As Gurman’s piece points out, developers who don’t want to build Vision Pro software from the ground up have two choices: let their iPad apps run as is on the device or tweak them for the Vision Pro. Netflix has chosen the former, though whether pointedly or not, we don’t know.
The iPad app may be good enough — we’ll have to see — after all, if all you want is a big rectangle with Stranger Things floating in front of you, lack of native support shouldn’t be a huge problem? But given Apple’s Vision pro is basically its first TV, it could also be a letdown if running as an iPad app means Netflix is buggy or missing features that other native streaming apps may have. We’ve reached out to Netflix for comment.

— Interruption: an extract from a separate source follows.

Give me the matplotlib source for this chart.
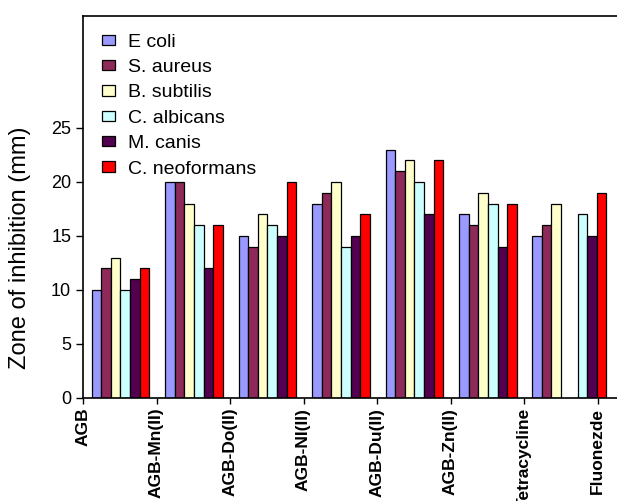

Gurman writes about Netflix’s lack of support in the context of a broader issue Apple could have in getting high-profile developers to develop for its Vision Pro headset, a device that amounts to a wholly new platform for the company. As he observes, factors contributing to that potential struggle include the headset’s high starting price of $3,500, its likely limited first-year sales numbers, and the fact that third-party apps have already been a problem for Meta, Apple’s main competitor in the space.
When the Vision Pro launches, though, it will start off with a massive library of iPad apps, which the headset can run without alteration. Also, we already know Disney Plus will come to the device — Disney’s streaming service was heavily featured in the WWDC 2023 keynote announcing the Vision Pro — and Gurman points out that Zoom and Microsoft have both committed software development for it.
He also speculates that Vision Pro apps will cost more than their iPhone and iPad counterparts. Much more, in fact — Gurman says he “wouldn’t be surprised if $20 is the new $1 for most” apps on the platform, and that more professional apps could cost between $50 and $250. That’s far from unheard-of on the iOS app store, and wouldn’t be surprising on the Vision Pro at all. Neither would his speculation about some games going for $40 to $60, at least at the outset, when buyers of the headset will be mostly the early adopter tech enthusiast crowd.